• [Directive]:
The material below should be written out in full and exactly; pictures stay out of the copy.

• [Source material]:
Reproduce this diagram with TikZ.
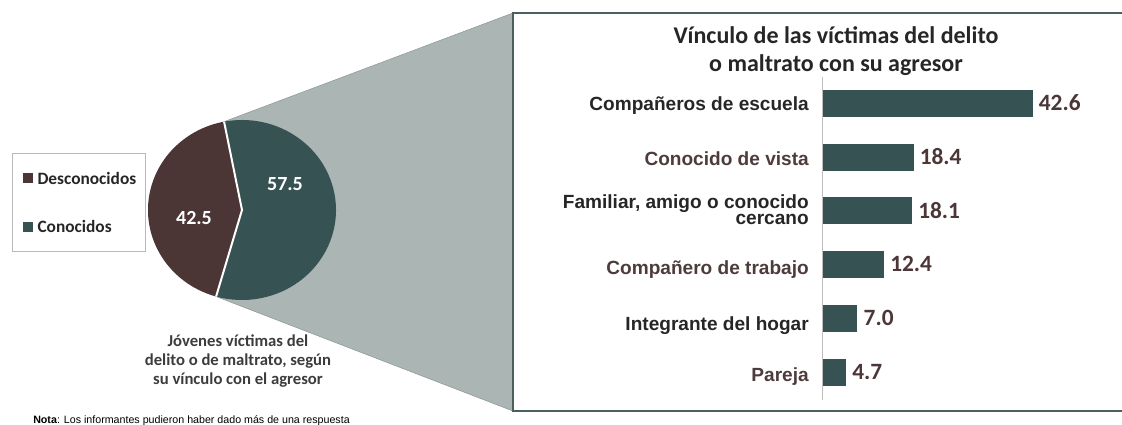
\documentclass[tikz,border=0pt]{standalone}
\usepackage{fontspec}
\setmainfont{Carlito}
\newfontfamily\arialfont{Liberation Sans}
\usetikzlibrary{positioning}

\definecolor{piebrown}{RGB}{75,53,53}
\definecolor{pieteal}{RGB}{55,82,82}
\definecolor{funnelgray}{RGB}{170,181,180}
\definecolor{funneledge}{RGB}{140,152,151}
\definecolor{boxedge}{RGB}{75,95,95}
\definecolor{axisgray}{RGB}{190,190,190}
\definecolor{labdark}{RGB}{38,38,38}
\definecolor{labbrown}{RGB}{78,60,60}
\definecolor{valbrown}{RGB}{75,55,55}
\definecolor{legframe}{RGB}{185,185,185}

\tikzset{
  bar/.style={fill=pieteal, minimum height=20.25pt, inner sep=0pt, outer sep=0pt, anchor=west},
  catlab/.style={font=\arialfont\bfseries\fontsize{14.3}{10.5}\selectfont, inner sep=0pt, anchor=base east},
  vallab/.style={font=\bfseries\fontsize{17.5}{20}\selectfont, text=valbrown, inner sep=0pt},
  pielab/.style={font=\bfseries\fontsize{15}{18}\selectfont, text=white, inner sep=0pt},
  legsq/.style={minimum width=7.5pt, minimum height=7.5pt, inner sep=0pt},
  legtext/.style={font=\bfseries\fontsize{13}{15}\selectfont, text=labdark, inner sep=0pt},
  titlelab/.style={font=\bfseries\fontsize{18}{21}\selectfont, text=labdark, inner sep=0pt, anchor=base},
}

\begin{document}
\begin{tikzpicture}[x=0.75pt,y=-0.75pt]
  \useasboundingbox (0,0) rectangle (1122,425);
  \fill[white] (0,0) rectangle (1122,425);
  % pie points
  \coordinate (pc) at (242,210);
  \path (pc) ++(101:70.5pt and 67.5pt) coordinate (ptop);
  \path (pc) ++(-106:70.5pt and 67.5pt) coordinate (pbot);
  % zoom funnel
  \filldraw[fill=funnelgray, draw=funneledge, line width=0.4pt]
    (ptop) -- (513,13) -- (513,411) -- (pbot) -- cycle;
  % pie slices
  \fill[pieteal] (ptop) arc[start angle=101, end angle=-106, x radius=70.5pt, y radius=67.5pt] -- (pc) -- cycle;
  \fill[piebrown] (pbot) arc[start angle=-106, end angle=-259, x radius=70.5pt, y radius=67.5pt] -- (pc) -- cycle;
  \draw[white, line width=1.5pt] (ptop) -- (pc) -- (pbot);
  \node[pielab] (p575) at (285,184) {57.5};
  \node[pielab] (p425) at (194,218) {42.5};
  % legend
  \draw[legframe, line width=0.75pt] (12,153) rectangle (145,251);
  \node[legsq, fill=piebrown] (sq1) at (28,178) {};
  \node[legtext, right=3pt of sq1] (leg1) {Desconocidos};
  \node[legsq, fill=pieteal] (sq2) at (28,226.5) {};
  \node[legtext, right=3pt of sq2] (leg2) {Conocidos};
  % caption under the pie
  \node[font=\bfseries\fontsize{12.5}{14.25}\selectfont, text=labdark!90, align=center,
        inner sep=0pt, anchor=north] (pcap) at (238,334.5)
        {Jóvenes víctimas del\\delito o de maltrato, según\\su vínculo con el agresor};
  % note
  \node[font=\arialfont\fontsize{8}{10}\selectfont, inner sep=0pt, anchor=base west] (nota)
        at (33,423) {\textbf{Nota}: Los informantes pudieron haber dado más de una respuesta};
  % chart box
  \draw[boxedge, line width=2pt, fill=white] (513,13) rectangle (1140,411);
  \node[titlelab] (tit1) at (836,43) {Vínculo de las víctimas del delito};
  \node[titlelab] (tit2) at (836,71) {o maltrato con su agresor};
  % axis
  \coordinate (axtop) at (822.5,77);
  \coordinate (axbot) at (822.5,400);
  \draw[axisgray, line width=0.75pt] (axtop) -- (axbot);
  % bars
  \node[bar, minimum width=42.6*3.69pt] (b1) at (823,103) {};
  \node[bar, minimum width=18.4*3.69pt] (b2) at (823,157) {};
  \node[bar, minimum width=18.1*3.69pt] (b3) at (823,210.5) {};
  \node[bar, minimum width=12.4*3.69pt] (b4) at (823,264.4) {};
  \node[bar, minimum width=7.0*3.69pt] (b5) at (823,318.3) {};
  \node[bar, minimum width=4.7*3.69pt] (b6) at (823,372) {};
  % values
  \node[vallab, right=4.5pt of b1] (v1) {42.6};
  \node[vallab, right=4.5pt of b2] (v2) {18.4};
  \node[vallab, right=4.5pt of b3] (v3) {18.1};
  \node[vallab, right=4.5pt of b4] (v4) {12.4};
  \node[vallab, right=4.5pt of b5] (v5) {7.0};
  \node[vallab, right=4.5pt of b6] (v6) {4.7};
  % categories
  \node[catlab, text=labdark] (c1) at (809,110) {Compañeros de escuela};
  \node[catlab, text=labbrown] (c2) at (809,165.5) {Conocido de vista};
  \node[catlab, text=labdark] (c3) at (809,208.5) {Familiar, amigo o conocido};
  \node[catlab, text=labdark] (c3b) at (809,224.5) {cercano};
  \node[catlab, text=labbrown] (c4) at (809,274.5) {Compañero de trabajo};
  \node[catlab, text=labdark] (c5) at (809,330) {Integrante del hogar};
  \node[catlab, text=labbrown] (c6) at (809,381.5) {Pareja};
\end{tikzpicture}
\end{document}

• [Written answer]:
Reproduce this diagram with TikZ.
\documentclass[tikz,border=0pt]{standalone}
\usepackage{fontspec}
\setmainfont{Carlito}
\newfontfamily\arialfont{Liberation Sans}
\usetikzlibrary{positioning}

\definecolor{piebrown}{RGB}{75,53,53}
\definecolor{pieteal}{RGB}{55,82,82}
\definecolor{funnelgray}{RGB}{170,181,180}
\definecolor{funneledge}{RGB}{140,152,151}
\definecolor{boxedge}{RGB}{75,95,95}
\definecolor{axisgray}{RGB}{190,190,190}
\definecolor{labdark}{RGB}{38,38,38}
\definecolor{labbrown}{RGB}{78,60,60}
\definecolor{valbrown}{RGB}{75,55,55}
\definecolor{legframe}{RGB}{185,185,185}

\tikzset{
  bar/.style={fill=pieteal, minimum height=20.25pt, inner sep=0pt, outer sep=0pt, anchor=west},
  catlab/.style={font=\arialfont\bfseries\fontsize{14.3}{10.5}\selectfont, inner sep=0pt, anchor=base east},
  vallab/.style={font=\bfseries\fontsize{17.5}{20}\selectfont, text=valbrown, inner sep=0pt},
  pielab/.style={font=\bfseries\fontsize{15}{18}\selectfont, text=white, inner sep=0pt},
  legsq/.style={minimum width=7.5pt, minimum height=7.5pt, inner sep=0pt},
  legtext/.style={font=\bfseries\fontsize{13}{15}\selectfont, text=labdark, inner sep=0pt},
  titlelab/.style={font=\bfseries\fontsize{18}{21}\selectfont, text=labdark, inner sep=0pt, anchor=base},
}

\begin{document}
\begin{tikzpicture}[x=0.75pt,y=-0.75pt]
  \useasboundingbox (0,0) rectangle (1122,425);
  \fill[white] (0,0) rectangle (1122,425);
  % pie points
  \coordinate (pc) at (242,210);
  \path (pc) ++(101:70.5pt and 67.5pt) coordinate (ptop);
  \path (pc) ++(-106:70.5pt and 67.5pt) coordinate (pbot);
  % zoom funnel
  \filldraw[fill=funnelgray, draw=funneledge, line width=0.4pt]
    (ptop) -- (513,13) -- (513,411) -- (pbot) -- cycle;
  % pie slices
  \fill[pieteal] (ptop) arc[start angle=101, end angle=-106, x radius=70.5pt, y radius=67.5pt] -- (pc) -- cycle;
  \fill[piebrown] (pbot) arc[start angle=-106, end angle=-259, x radius=70.5pt, y radius=67.5pt] -- (pc) -- cycle;
  \draw[white, line width=1.5pt] (ptop) -- (pc) -- (pbot);
  \node[pielab] (p575) at (285,184) {57.5};
  \node[pielab] (p425) at (194,218) {42.5};
  % legend
  \draw[legframe, line width=0.75pt] (12,153) rectangle (145,251);
  \node[legsq, fill=piebrown] (sq1) at (28,178) {};
  \node[legtext, right=3pt of sq1] (leg1) {Desconocidos};
  \node[legsq, fill=pieteal] (sq2) at (28,226.5) {};
  \node[legtext, right=3pt of sq2] (leg2) {Conocidos};
  % caption under the pie
  \node[font=\bfseries\fontsize{12.5}{14.25}\selectfont, text=labdark!90, align=center,
        inner sep=0pt, anchor=north] (pcap) at (238,334.5)
        {Jóvenes víctimas del\\delito o de maltrato, según\\su vínculo con el agresor};
  % note
  \node[font=\arialfont\fontsize{8}{10}\selectfont, inner sep=0pt, anchor=base west] (nota)
        at (33,423) {\textbf{Nota}: Los informantes pudieron haber dado más de una respuesta};
  % chart box
  \draw[boxedge, line width=2pt, fill=white] (513,13) rectangle (1140,411);
  \node[titlelab] (tit1) at (836,43) {Vínculo de las víctimas del delito};
  \node[titlelab] (tit2) at (836,71) {o maltrato con su agresor};
  % axis
  \coordinate (axtop) at (822.5,77);
  \coordinate (axbot) at (822.5,400);
  \draw[axisgray, line width=0.75pt] (axtop) -- (axbot);
  % bars
  \node[bar, minimum width=42.6*3.69pt] (b1) at (823,103) {};
  \node[bar, minimum width=18.4*3.69pt] (b2) at (823,157) {};
  \node[bar, minimum width=18.1*3.69pt] (b3) at (823,210.5) {};
  \node[bar, minimum width=12.4*3.69pt] (b4) at (823,264.4) {};
  \node[bar, minimum width=7.0*3.69pt] (b5) at (823,318.3) {};
  \node[bar, minimum width=4.7*3.69pt] (b6) at (823,372) {};
  % values
  \node[vallab, right=4.5pt of b1] (v1) {42.6};
  \node[vallab, right=4.5pt of b2] (v2) {18.4};
  \node[vallab, right=4.5pt of b3] (v3) {18.1};
  \node[vallab, right=4.5pt of b4] (v4) {12.4};
  \node[vallab, right=4.5pt of b5] (v5) {7.0};
  \node[vallab, right=4.5pt of b6] (v6) {4.7};
  % categories
  \node[catlab, text=labdark] (c1) at (809,110) {Compañeros de escuela};
  \node[catlab, text=labbrown] (c2) at (809,165.5) {Conocido de vista};
  \node[catlab, text=labdark] (c3) at (809,208.5) {Familiar, amigo o conocido};
  \node[catlab, text=labdark] (c3b) at (809,224.5) {cercano};
  \node[catlab, text=labbrown] (c4) at (809,274.5) {Compañero de trabajo};
  \node[catlab, text=labdark] (c5) at (809,330) {Integrante del hogar};
  \node[catlab, text=labbrown] (c6) at (809,381.5) {Pareja};
\end{tikzpicture}
\end{document}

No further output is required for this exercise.